> **Task directions**:
Give every line of the data again, unchanged, but with no pictures.
________________________
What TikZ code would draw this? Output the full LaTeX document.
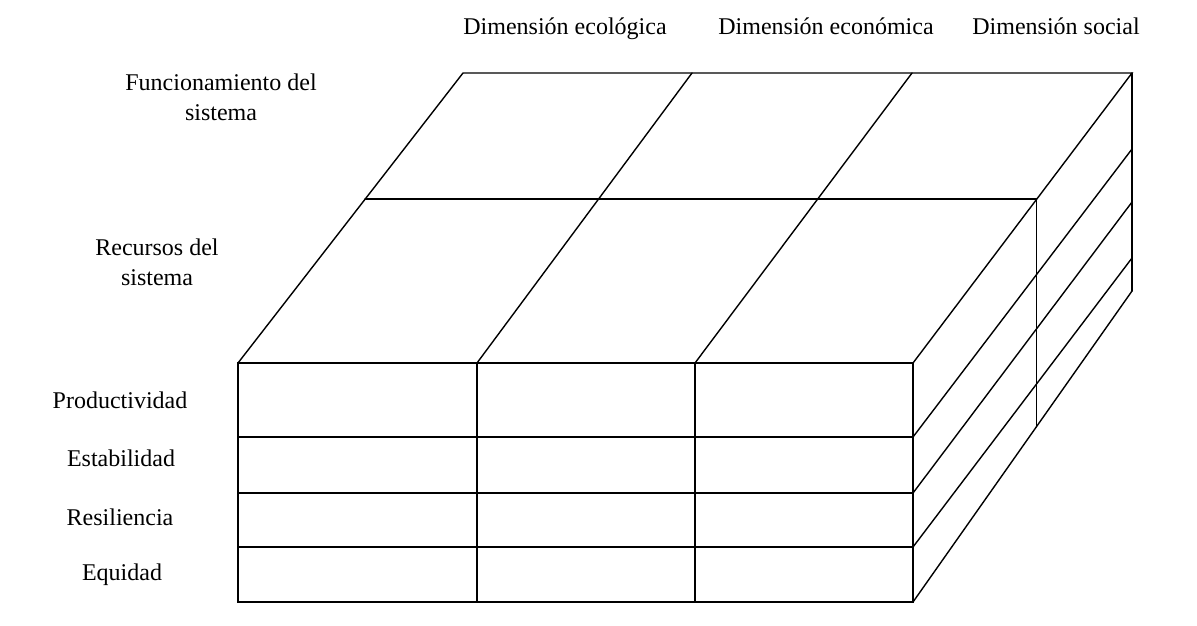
\documentclass[tikz,border=0pt]{standalone}
\usepackage{fontspec}
\setmainfont{Liberation Serif}
\begin{document}
\begin{tikzpicture}[x=1pt,y=-1pt,
  edge/.style={line width=1.4pt, line cap=round, line join=miter},
  lbl/.style={font=\fontsize{24}{30}\selectfont, align=center, inner sep=0pt}]
\useasboundingbox (0,0) rectangle (1197,625);
% front face corners and row points
\coordinate (f0) at (238,363);
\coordinate (f1) at (477,363);
\coordinate (f2) at (695,363);
\coordinate (f3) at (913,363);
\coordinate (fb) at (238,602);
\coordinate (fr) at (913,602);
% back top edge
\coordinate (b0) at (463,73);
\coordinate (b1) at (692,73);
\coordinate (b2) at (912,73);
\coordinate (b3) at (1132,73);
% middle line ends
\coordinate (m0) at (365,199);
\coordinate (m3) at (1036.5,199);
% right face back points
\coordinate (r1) at (1132,149);
\coordinate (r2) at (1132,202);
\coordinate (r3) at (1132,258);
\coordinate (r4) at (1132,291);
% front right row points
\coordinate (q1) at (913,437);
\coordinate (q2) at (913,493);
\coordinate (q3) at (913,547);
% mid vertical bottom
\coordinate (mb) at (1036.5,426.5);

% front face
\draw[edge] (f0) rectangle (fr);
\draw[edge] (238,437) -- (q1);
\draw[edge] (238,493) -- (q2);
\draw[edge] (238,547) -- (q3);
\draw[edge] (f1) -- (477,602);
\draw[edge] (f2) -- (695,602);
% top face
\draw[edge] (f0) -- (b0) -- (b3) -- (f3);
\draw[edge] (f1) -- (b1);
\draw[edge] (f2) -- (b2);
\draw[edge] (m0) -- (m3);
% right face
\draw[edge] (b3) -- (r4);
\draw[edge] (q1) -- (r1);
\draw[edge] (q2) -- (r2);
\draw[edge] (q3) -- (r3);
\draw[edge] (fr) -- (r4);
\draw[edge] (m3) -- (mb);

% labels
\node[lbl, anchor=base] (dimE) at (565,34) {Dimensión ecológica};
\node[lbl, anchor=base] (dimC) at (826,34) {Dimensión económica};
\node[lbl, anchor=base] (dimS) at (1056,34) {Dimensión social};
\node[lbl] (func) at (221,97) {Funcionamiento del\\sistema};
\node[lbl] (rec) at (157,262) {Recursos del\\sistema};
\node[lbl] (prod) at (120,400) {Productividad};
\node[lbl] (est) at (121,458) {Estabilidad};
\node[lbl] (res) at (120,517) {Resiliencia};
\node[lbl] (equ) at (122,575) {Equidad};
\end{tikzpicture}
\end{document}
________________________
> **Finished task**:
What TikZ code would draw this? Output the full LaTeX document.
\documentclass[tikz,border=0pt]{standalone}
\usepackage{fontspec}
\setmainfont{Liberation Serif}
\begin{document}
\begin{tikzpicture}[x=1pt,y=-1pt,
  edge/.style={line width=1.4pt, line cap=round, line join=miter},
  lbl/.style={font=\fontsize{24}{30}\selectfont, align=center, inner sep=0pt}]
\useasboundingbox (0,0) rectangle (1197,625);
% front face corners and row points
\coordinate (f0) at (238,363);
\coordinate (f1) at (477,363);
\coordinate (f2) at (695,363);
\coordinate (f3) at (913,363);
\coordinate (fb) at (238,602);
\coordinate (fr) at (913,602);
% back top edge
\coordinate (b0) at (463,73);
\coordinate (b1) at (692,73);
\coordinate (b2) at (912,73);
\coordinate (b3) at (1132,73);
% middle line ends
\coordinate (m0) at (365,199);
\coordinate (m3) at (1036.5,199);
% right face back points
\coordinate (r1) at (1132,149);
\coordinate (r2) at (1132,202);
\coordinate (r3) at (1132,258);
\coordinate (r4) at (1132,291);
% front right row points
\coordinate (q1) at (913,437);
\coordinate (q2) at (913,493);
\coordinate (q3) at (913,547);
% mid vertical bottom
\coordinate (mb) at (1036.5,426.5);

% front face
\draw[edge] (f0) rectangle (fr);
\draw[edge] (238,437) -- (q1);
\draw[edge] (238,493) -- (q2);
\draw[edge] (238,547) -- (q3);
\draw[edge] (f1) -- (477,602);
\draw[edge] (f2) -- (695,602);
% top face
\draw[edge] (f0) -- (b0) -- (b3) -- (f3);
\draw[edge] (f1) -- (b1);
\draw[edge] (f2) -- (b2);
\draw[edge] (m0) -- (m3);
% right face
\draw[edge] (b3) -- (r4);
\draw[edge] (q1) -- (r1);
\draw[edge] (q2) -- (r2);
\draw[edge] (q3) -- (r3);
\draw[edge] (fr) -- (r4);
\draw[edge] (m3) -- (mb);

% labels
\node[lbl, anchor=base] (dimE) at (565,34) {Dimensión ecológica};
\node[lbl, anchor=base] (dimC) at (826,34) {Dimensión económica};
\node[lbl, anchor=base] (dimS) at (1056,34) {Dimensión social};
\node[lbl] (func) at (221,97) {Funcionamiento del\\sistema};
\node[lbl] (rec) at (157,262) {Recursos del\\sistema};
\node[lbl] (prod) at (120,400) {Productividad};
\node[lbl] (est) at (121,458) {Estabilidad};
\node[lbl] (res) at (120,517) {Resiliencia};
\node[lbl] (equ) at (122,575) {Equidad};
\end{tikzpicture}
\end{document}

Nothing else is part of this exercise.